The agency has come under fire recently after Washington, D.C., Councilman Jack Evans introduced a bill that would eliminate it and the National Capital Revitalization Corp., another quasi-government development agency. In Evans’ bill, both agencies would be folded into the office of Neil Albert, the deputy mayor for Planning and Economic Development.
But Albert also is the interim CEO of the AWC, a dual role that has him defending the organization while also scrutinizing it. And at the Tuesday hearing, Albert revealed five recommendations from a study commissioned by D.C. Mayor Adrian Fenty (D) that hasn’t been released yet.
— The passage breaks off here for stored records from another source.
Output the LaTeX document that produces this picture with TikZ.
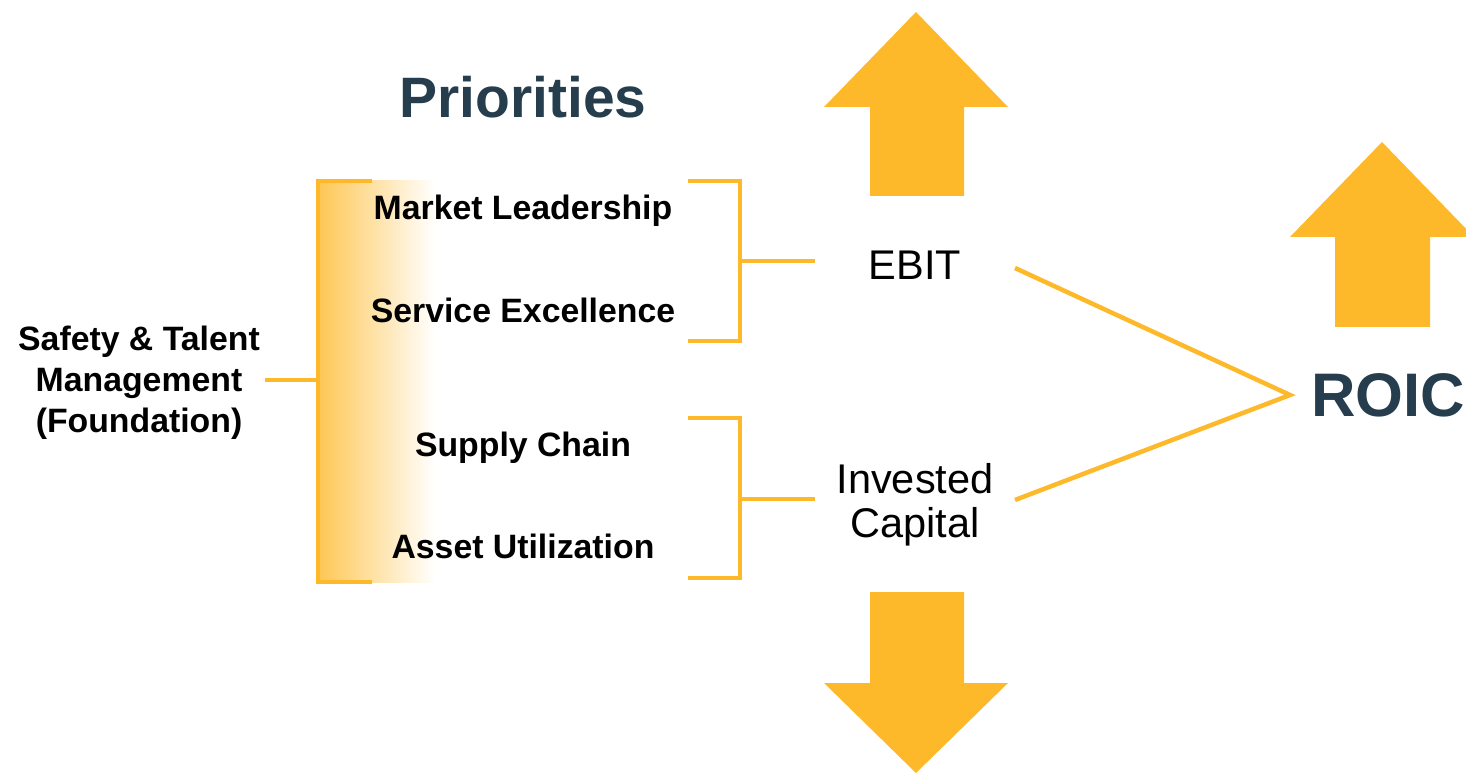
\documentclass[tikz,border=0pt]{standalone}
\usepackage{fontspec}
\setmainfont{Liberation Sans}
\definecolor{myorange}{HTML}{FDB92A}
\definecolor{mydark}{HTML}{263D4D}
\begin{document}
\begin{tikzpicture}[x=1pt,y=-1pt,
  lbl/.style={font=\fontsize{33.8}{41}\selectfont\bfseries, text=black, align=center, inner sep=0pt},
  metric/.style={font=\fontsize{41.5}{44}\selectfont, text=black, align=center, inner sep=0pt},
  title/.style={font=\fontsize{57}{60}\selectfont\bfseries, text=mydark, inner sep=0pt},
  conn/.style={draw=myorange, line width=4.5pt},
  bigarrow/.style={fill=myorange, draw=none}]
\useasboundingbox (0,0) rectangle (1466,775);
% gradient behind big bracket
\shade[left color=myorange!80, right color=white, draw=none] (318,181) rectangle (435,582);
% texts
\node[title] (prio) at (523,97) {Priorities};
\node[lbl] (ml) at (523,211) {Market Leadership};
\node[lbl] (se) at (523,310) {Service Excellence};
\node[lbl] (sc) at (523,448) {Supply Chain};
\node[lbl] (au) at (523,546) {Asset Utilization};
\node[lbl] (found) at (139,383) {Safety \& Talent\\Management\\(Foundation)};
\node[metric] (ebit) at (915,265) {EBIT};
\node[metric] (ic) at (915,505) {Invested\\Capital};
\node[title, font=\fontsize{61.5}{66}\selectfont\bfseries] (roic) at (1388,395) {ROIC};
% big bracket
\coordinate (bt) at (318,181);
\coordinate (bb) at (318,582);
\coordinate (bm) at (318,380);
\draw[conn, line cap=butt] (372,181) -- (bt) -- (bb) -- (372,582);
\draw[conn] (265,380) -- (bm);
% top right bracket
\coordinate (t1) at (740,181);
\coordinate (t2) at (740,341);
\coordinate (tm) at (740,261);
\draw[conn] (688,181) -- (t1) -- (t2) -- (688,341);
\draw[conn] (tm) -- (815,261);
% bottom right bracket
\coordinate (u1) at (740,418);
\coordinate (u2) at (740,578);
\coordinate (um) at (740,499);
\draw[conn] (688,418) -- (u1) -- (u2) -- (688,578);
\draw[conn] (um) -- (815,499);
% lines to ROIC
\coordinate (apex) at (1290,395);
\coordinate (ebitend) at (1015,268);
\coordinate (icend) at (1015,500);
\draw[conn] (ebitend) -- (apex) -- (icend);
% arrows
\fill[bigarrow] (916,12) -- (1008,107) -- (964,107) -- (964,196) -- (870,196) -- (870,107) -- (824,107) -- cycle;
\fill[bigarrow] (1382,142) -- (1474,237) -- (1430,237) -- (1430,327) -- (1335,327) -- (1335,237) -- (1290,237) -- cycle;
\fill[bigarrow] (916,773) -- (1008,683) -- (964,683) -- (964,592) -- (870,592) -- (870,683) -- (824,683) -- cycle;
\end{tikzpicture}
\end{document}
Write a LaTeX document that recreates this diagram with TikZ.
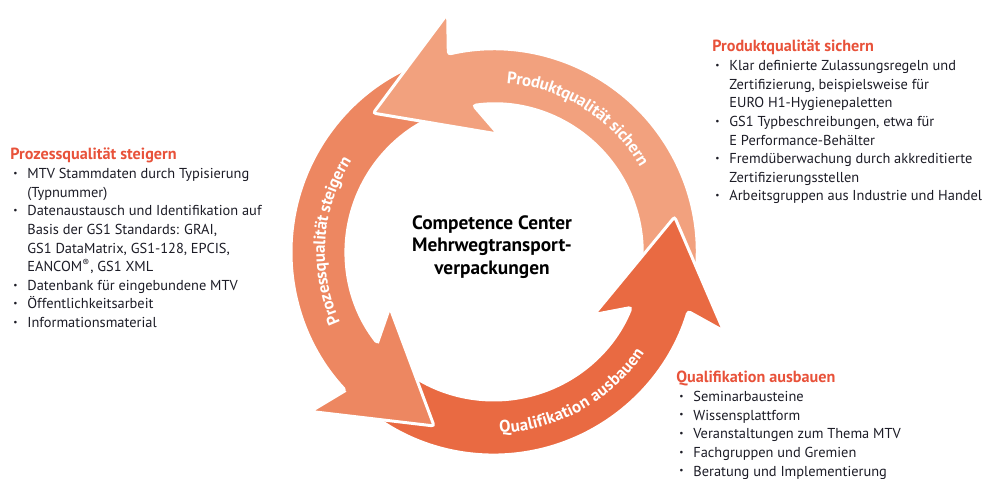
\documentclass[tikz,border=0pt]{standalone}
\usepackage{fontspec}
\setmainfont{PT Sans}
\usepackage{graphicx}
\usetikzlibrary{calc,positioning,decorations.text}

\definecolor{prodcol}{RGB}{242,161,126}
\definecolor{prozcol}{RGB}{237,135,97}
\definecolor{qualcol}{RGB}{233,106,66}
\definecolor{headcol}{RGB}{232,82,58}
\definecolor{txtcol}{RGB}{28,28,38}

\newcommand{\itm}{\hspace*{1.7pt}\makebox[8pt][l]{\raisebox{0.3ex}{\scalebox{0.65}{\textbullet}}}}
\newcommand{\cnt}{\hspace*{9.7pt}}
\newcommand{\hd}[1]{{\fontsize{9.2}{10.6}\selectfont\color{headcol}\bfseries #1}}

\tikzset{
  listbox/.style={anchor=north west, align=left, inner sep=0pt, text=txtcol,
    font=\fontsize{8.2}{10.6}\selectfont},
  centertext/.style={align=center, inner sep=0pt, font=\fontsize{11}{13}\selectfont\bfseries},
  ringtext/.style={decorate, decoration={text along path, text align=center, raise=-3.4pt,
    text={|\fontsize{9.6}{9.6}\selectfont\bfseries\color{white}|#1}}}
}

\begin{document}
\begin{tikzpicture}[x=0.02cm,y=0.02cm]
 \useasboundingbox (0,0) rectangle (992,479);
 \coordinate (mid) at (494,227);

  % draw the three arrows of the cycle
  \begin{scope}[shift={(mid)}]
    \foreach \tip/\col in {251/prozcol,131/prodcol,371/qualcol}{
      \filldraw[fill=\col, draw=white, line width=1.7pt, rounded corners=1.5pt]
        ({\tip-140}:203) arc[start angle={\tip-140}, end angle={\tip-28}, radius=203]
        -- ({\tip-30}:243) -- (\tip:184) -- ({\tip-43}:118) -- ({\tip-33}:148)
        arc[start angle={\tip-33}, end angle={\tip-140}, radius=148] -- cycle;
    }
    % head of the left arrow once more, over the tail of the bottom one
    \fill[prozcol, rounded corners=1.5pt] (223:203) -- (221:243) -- (251:184) -- (208:118) -- (218:148) -- cycle;
    \draw[white, line width=1.7pt, rounded corners=1.5pt] (218:148) -- (208:118) -- (251:184) -- (221:243) -- (223:203);

    % labels along the ring
    \path[ringtext={Produktqualität sichern}] (118:175) arc[start angle=118, end angle=-2, radius=175];
    \path[ringtext={Prozessqualität steigern}] (236:175) arc[start angle=236, end angle=116, radius=175];
    \path[ringtext={Qualifikation ausbauen}] (239:175) arc[start angle=239, end angle=359, radius=175];
  \end{scope}

  \node[centertext] (cc) at (492,232) {Competence Center\\Mehrwegtransport-\\verpackungen};

  % text blocks
  \node[listbox] (prozess) at (10,331) {\hd{Prozessqualität steigern}\\
    \itm MTV Stammdaten durch Typisierung\\
    \cnt (Typnummer)\\
    \itm Datenaustausch und Identifikation auf\\
    \cnt Basis der GS1 Standards: GRAI,\\
    \cnt GS1 DataMatrix, GS1-128, EPCIS,\\
    \cnt EANCOM\textsuperscript{®}, GS1 XML\\
    \itm Datenbank für eingebundene MTV\\
    \itm Öffentlichkeitsarbeit\\
    \itm Informationsmaterial};

  \node[listbox] (produkt) at (712,439) {\hd{Produktqualität sichern}\\
    \itm Klar definierte Zulassungsregeln und\\
    \cnt Zertifizierung, beispielsweise für\\
    \cnt EURO H1-Hygienepaletten\\
    \itm GS1 Typbeschreibungen, etwa für\\
    \cnt E Performance-Behälter\\
    \itm Fremdüberwachung durch akkreditierte\\
    \cnt Zertifizierungsstellen\\
    \itm Arbeitsgruppen aus Industrie und Handel};

  \node[listbox] (quali) at (676,108) {\hd{Qualifikation ausbauen}\\
    \itm Seminarbausteine\\
    \itm Wissensplattform\\
    \itm Veranstaltungen zum Thema MTV\\
    \itm Fachgruppen und Gremien\\
    \itm Beratung und Implementierung};
\end{tikzpicture}
\end{document}
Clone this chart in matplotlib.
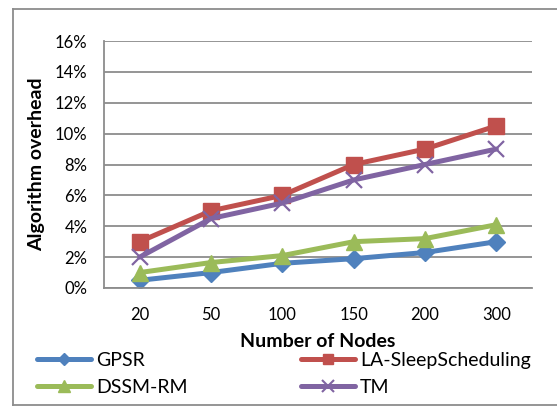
import matplotlib
matplotlib.use("Agg")
import matplotlib.pyplot as plt
from matplotlib.lines import Line2D
from matplotlib.ticker import FuncFormatter

plt.rcParams['font.family'] = ['Lato', 'DejaVu Sans']

nodes = ["20", "50", "100", "150", "200", "300"]
gpsr = [0.5, 1.0, 1.6, 1.9, 2.3, 3.0]
la_sleep = [3.0, 5.0, 6.0, 8.0, 9.0, 10.5]
dssm_rm = [1.0, 1.65, 2.1, 3.0, 3.2, 4.1]
tm = [2.0, 4.5, 5.5, 7.0, 8.0, 9.0]
y_ticks = [0, 2, 4, 6, 8, 10, 12, 14, 16]

series = [
    ("GPSR", gpsr, "#4F81BD", "D", 9),
    ("LA-SleepScheduling", la_sleep, "#C0504D", "s", 11),
    ("DSSM-RM", dssm_rm, "#9BBB59", "^", 12),
    ("TM", tm, "#8064A2", "x", 12),
]

fig = plt.figure(figsize=(5.57, 4.08), dpi=100)
ax = fig.add_axes([104 / 557, 1 - 288 / 408, 428 / 557, 247 / 408])

x = list(range(len(nodes)))
for name, vals, color, marker, ms in series:
    kw = dict(color=color, lw=3.6, marker=marker, markersize=ms,
              markerfacecolor=color, markeredgecolor=color, label=name,
              solid_capstyle='round')
    if marker == "x":
        kw['markeredgewidth'] = 1.6
    ax.plot(x, vals, **kw)

ax.set_xlim(-0.5, len(nodes) - 0.5)
ax.set_ylim(0, 16)
ax.set_yticks(y_ticks)
ax.yaxis.set_major_formatter(FuncFormatter(lambda v, p: f"{v:.0f}%"))
ax.set_xticks(x)
ax.set_xticklabels(nodes)
ax.grid(axis='y', color='#8c8c8c', lw=1.3)
ax.set_axisbelow(True)
for s in ['top', 'right']:
    ax.spines[s].set_visible(False)
ax.spines['left'].set_color('#8c8c8c')
ax.spines['left'].set_linewidth(1.3)
ax.spines['bottom'].set_color('#8c8c8c')
ax.spines['bottom'].set_linewidth(1.3)
ax.tick_params(axis='both', length=0, labelsize=12, colors='black')
ax.tick_params(axis='y', pad=12)
ax.tick_params(axis='x', pad=14)
ax.set_ylabel("Algorithm overhead", fontsize=14, fontweight='bold', labelpad=7)
ax.set_xlabel("Number of Nodes", fontsize=14, fontweight='bold', labelpad=7)

# legend laid out column-wise: left column GPSR / DSSM-RM, right column LA / TM
order = [0, 2, 1, 3]
handles = []
labels = []
for i in order:
    name, _, c, m, ms = series[i]
    handles.append(Line2D([], [], color=c, lw=3.6, marker=m, markersize=ms * 0.7,
                          markerfacecolor=c, markeredgecolor=c,
                          markeredgewidth=1.5 if m == "x" else 1.0,
                          solid_capstyle='round'))
    labels.append(name)
fig.legend(handles, labels, loc='upper left', bbox_to_anchor=(37 / 557, 1 - 352 / 408),
           ncol=2, frameon=False, fontsize=14, handlelength=2.8,
           handletextpad=0.25, columnspacing=5.8, labelspacing=0.5,
           borderaxespad=0, borderpad=0)

# outer chart border
fig.add_artist(Line2D([13 / 557, 13 / 557], [1 - 9 / 408, 1 - 405 / 408],
                      transform=fig.transFigure, color='#8c8c8c', lw=1.3))
fig.add_artist(Line2D([13 / 557, 1], [1 - 9 / 408, 1 - 9 / 408],
                      transform=fig.transFigure, color='#8c8c8c', lw=1.3))
fig.add_artist(Line2D([13 / 557, 1], [1 - 405 / 408, 1 - 405 / 408],
                      transform=fig.transFigure, color='#8c8c8c', lw=1.3))

fig.savefig("out.png", dpi=100)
One recommendation is to merge the AWC and the NCRC into one quasi-government agency, while another would keep the AWC’s structure but tweak its relationship with the city’s government. Others keep to the spirit of the bill, folding one or both organizations into Albert’s office.
Under questioning from the Committee on Economic Development, Albert stressed that the AWC has successfully “laid the foundation” of the Anacostia Waterfront Initiative, a 20-year plan to revitalize the area. But some problems are beyond the agency’s ability to solve, he said. The properties it manages also are under the control of different government agencies, making its pace the same pace of the D.C. government.
“Regardless of where the AWC turns … they are going to be in bed with the District government,” he said.
Albert also said his office could handle the estimated $10 billion in development that the AWC controls. And even AWC board member Joslyn Williams welcomed scrutiny into whether the structure needs to be changed. However, he also stressed that if the AWC is changed or eliminated, it’s not because of the staff.
“We have had a lot of challenges and they have not been challenges of our making,” he said, mentioning a drawn-out and often- criticized land transfer between the AWC and NCRC. “There have been challenges that in many respects are on the action of the council” or the lack of involvement from the executive branch.
The D.C. Council is set to vote on Evans’ bill this spring.